“L’adulto deve dare e fare quel tanto che è necessario affinchè il bambino possa utilmente agire da solo: se fa meno del necessario, il bambino non può agire utilmente, se l’adulto fa più del necessario, e perciò si impone o si sostituisce al bambino, spegne i suoi impulsi fattivi. Esiste dunque un intervento determinabile: c’è un limite perfetto da raggiungere, che si potrebbe chiamare «la soglia dell’intervento»”.
(MARIA MONTESSORI)
Spesso i genitori con cui ho il piacere di lavorare mi chiedono:
“Fin dove posso lasciare che il bambino si spinga senza il mio intervento? Qual è il limite da non oltrepassare perché mio figlio non diventi né un tiranno, né un robot?”.
La risposta la troviamo nelle sapienti parole di Maria Montessori che scrive:
“Occorre veramente mettersi sul sentiero dell’osservazione e delle scoperte al fine di penetrare la mente del bambino (…) Cosa non facile (…)”.
È necessario coltivare particolare sensibilità e attenzione che ci permettano, come adulti educatori, di riconoscere quando è opportuno fornire aiuto ai nostri bambini.
Siamo utili solo nel momento in cui nostro figlio non può fare da sé.
Questa è la soglia da non oltrepassare!
Quel limite della porta che segna il confine tra me adulto e il mondo interno del bambino e che dovremmo varcare solo dopo esserci chiesti: “Posso entrare o è meglio rimanere in attesa? Può essere di aiuto il mio intervento o rischia di trasformarsi in un ostacolo? Devo vietarglielo o è meglio che sperimenti da sé?”.
Certo ci vuole tempo!
L’aiuto inutile non fa altro che mortificare il bambino che sta consolidando nuove abilità, lo ostacola nella sua concentrazione, diventa una vera e propria aggressione nei confronti della sua indipendenza e degenera in quella che Maria Montessori definisce come lotta tra l’adulto e il bambino.
Un conflitto senza tregua che accompagna il piccolo dalla nascita e per tutto il suo sviluppo e che cela la grande paura dell’adulto nel favorire la forte spinta del bambino verso l’autonomia: dover limitare il proprio potere nei confronti di colui che riteniamo debole, doversi spostare dal centro alla periferia, perché sia veramente il bambino il protagonista della sua crescita.
Concludo con uno dei tanti racconti didattici di Milton Erickson, psichiatra e psicoterapeuta statunitense che, a parer mio, illustra con molta chiarezza l’arte di saper intervenire al momento giusto.
Un giorno, Milton Erickson, grande psicologo, tornando a casa da scuola, trovò un cavallo che era scappato ed era entrato nel campo di un contadino, alla ricerca di un po’ di acqua da bere.
Il contadino non l’aveva visto, così Erickson decise di occuparsene per riportarlo a casa.
Gli saltò in groppa e lasciò decidere all’animale in che direzione andare.
Di tanto in tanto il cavallo si allontanava dalla strada o si fermava a brucare l’erba in un prato.

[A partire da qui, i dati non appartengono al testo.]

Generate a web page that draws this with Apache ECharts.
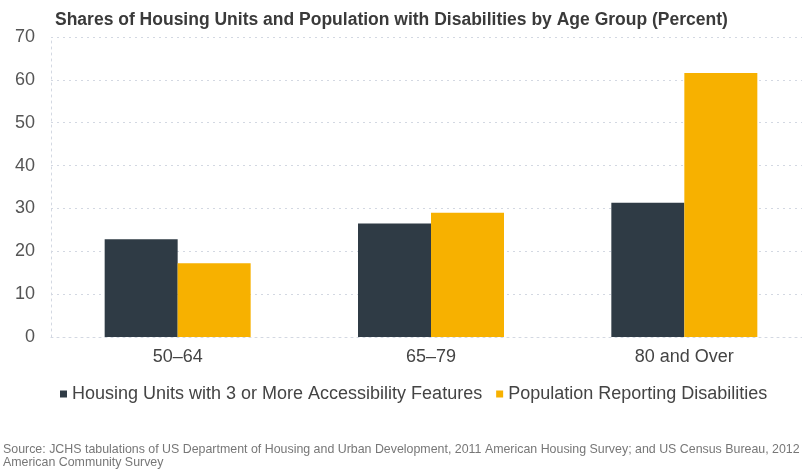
<!DOCTYPE html>
<html>
<head>
<meta charset="utf-8">
<script src="https://cdn.jsdelivr.net/npm/echarts@6/dist/echarts.min.js"></script>
<style>
  html, body { margin: 0; padding: 0; background: #fff; }
  #chart { width: 802px; height: 470px; }
</style>
</head>
<body>
<div id="chart"></div>
<script>
const ageGroups = ['50–64', '65–79', '80 and Over'];
const housingUnits = [22.8, 26.5, 31.3];
const populationDisabled = [17.2, 29.0, 61.6];
const yTicks = { min: 0, max: 70, interval: 10 };

const seriesNames = [
  'Housing Units with 3 or More Accessibility Features',
  'Population Reporting Disabilities',
];

const chart = echarts.init(document.getElementById('chart'));

const gridLine = { color: '#d3d8e2', type: [2, 4], width: 1 };

const option = {
  backgroundColor: '#fff',
  animation: false,
  textStyle: { fontFamily: 'Liberation Sans, Arial, sans-serif' },
  title: {
    text: 'Shares of Housing Units and Population with Disabilities by Age Group (Percent)',
    left: 50,
    top: 6,
    textStyle: { fontSize: 17.5, fontWeight: 'bold', color: '#3a3a3a' },
  },
  legend: {
    left: 55,
    top: 380,
    itemWidth: 7,
    itemHeight: 7,
    itemGap: 14,
    icon: 'rect',
    textStyle: { fontSize: 18, color: '#444' },
    data: seriesNames,
  },
  grid: {
    left: 51,
    top: 37,
    width: 760,
    height: 300,
    outerBoundsMode: 'none',
  },
  xAxis: {
    type: 'category',
    data: ageGroups,
    axisLine: { show: true, lineStyle: gridLine },
    axisTick: { show: false },
    axisLabel: { fontSize: 18, color: '#444', margin: 11 },
  },
  yAxis: {
    type: 'value',
    min: yTicks.min,
    max: yTicks.max,
    interval: yTicks.interval,
    axisLine: { show: true, lineStyle: gridLine },
    axisTick: { show: false },
    axisLabel: { fontSize: 18, color: '#555', margin: 16 },
    splitLine: { show: true, lineStyle: gridLine },
  },
  series: [
    {
      name: seriesNames[0],
      type: 'bar',
      data: housingUnits,
      barWidth: 73,
      barGap: '0%',
      itemStyle: { color: '#2f3b45' },
    },
    {
      name: seriesNames[1],
      type: 'bar',
      data: populationDisabled,
      barWidth: 73,
      barGap: '0%',
      itemStyle: { color: '#f7b100' },
    },
  ],
  graphic: [
    {
      type: 'text',
      left: 3,
      top: 443,
      style: {
        text: 'Source: JCHS tabulations of US Department of Housing and Urban Development, 2011 American Housing Survey; and US Census Bureau, 2012\nAmerican Community Survey',
        font: '12.4px Liberation Sans, Arial, sans-serif',
        fill: '#777',
        lineHeight: 13,
      },
    },
  ],
};

chart.setOption(option);
</script>
</body>
</html>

Solo in queste occasioni Erickson interveniva riportandolo delicatamente sulla strada. Dopo circa 6 chilometri il cavallo si infilò nel recinto di una fattoria e il proprietario disse a Milton: “Ma dove l’hai trovato?”
“A circa sei chilometri da qui”, rispose Erickson .
Il proprietario lo ringraziò per averglielo riportato e gli disse: “Come hai fatto a sapere che era mio e che viveva qui?”.
Erickson gli rispose: “Io non lo sapevo, lui sì. Mi è bastato metterlo sulla strada”.
Lasciamo che sia il bambino a “guidarci”, a farci comprendere quali siano le sue reali necessità, la meta giusta verso cui dirigerlo.
Coltiviamo quell’arte raffinata che ci aiuti a saper distinguere il momento giusto per intervenire e non disturbare o deviare il suo percorso di crescita.